Originally Posted by Pensioner 81 View Post
When I say a 32-bit or 64-bit video I mean video created on a 32 or 64 bit motherboard.
What I did with the .AVI video that would not play on Win10. I convertered the .AVI by selecting the same format AVI on Freemake v (SO Win10 .AVI video to Freemake .AVI)
I also use the same Video player on both systems, Freesmith, or VLC both played the converted .AVI but not the converted .MPG.
AVI file conversions often cause problems between platforms and applications because of the different codecs installed on each system, the limitations of the conversion programs, and incomplete specification of the AVI container format. This is most likely to be the reason why you might think it is the CPUs making the difference.

AVI is a multimedia container format like most of the formats we usually store videos in. The container holds the video and information on the codec needed to decode it. The problem is that Older formats such as AVI do not support new codec features like B-frames, VBR audio or VFR video natively. The format may be "hacked" to add support, but this creates compatibility problems.

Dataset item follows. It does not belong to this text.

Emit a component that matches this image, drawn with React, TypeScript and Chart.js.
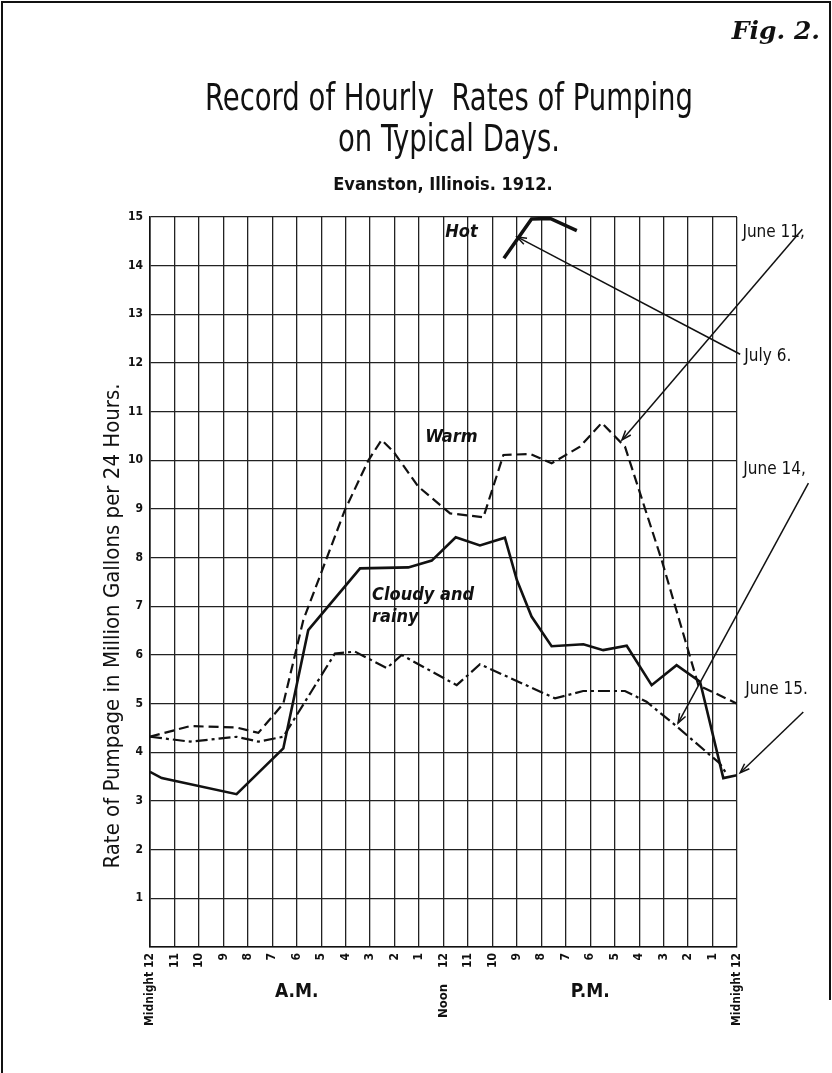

In plain English, If AVI files are compressed using some codecs then in order to retrieve and play the file it requires the same codec to be installed on the machine.

Kyle Cassidy at uses more entertaining language when he says: Developed by Microsoft and released with Windows 3.1 way back when false teeth were still made out of wood, AVI files were once a workhorse of digital video. If I say “AVI is dead” the comments section will clog with people still using it, so I'll say that it's popularity has waned, but there is still lots of legacy AVI to be found all over the web. Short answer, don't output video to it, but keep a player handy.

His article is one of the better that I've read so it is worth a look regarding why MPG files should also be avoided. But some of what he says is already three years out of date so it's not so good on what you should use today. He doesn't even mention Matroska and H.265, for example.

What you are best to use depends on what you do with the videos. I'm no expert in this area but I use MP4 files primarily because I use Microsoft Office and they are embedded by default in PowerPoint (since 2013) to give the best playback performance. Other applications like VLC and PotPlayer don't care as long as they have the relevant codecs installed. Web browsers have their own idiosyncrasies but handle all main streaming formats I need.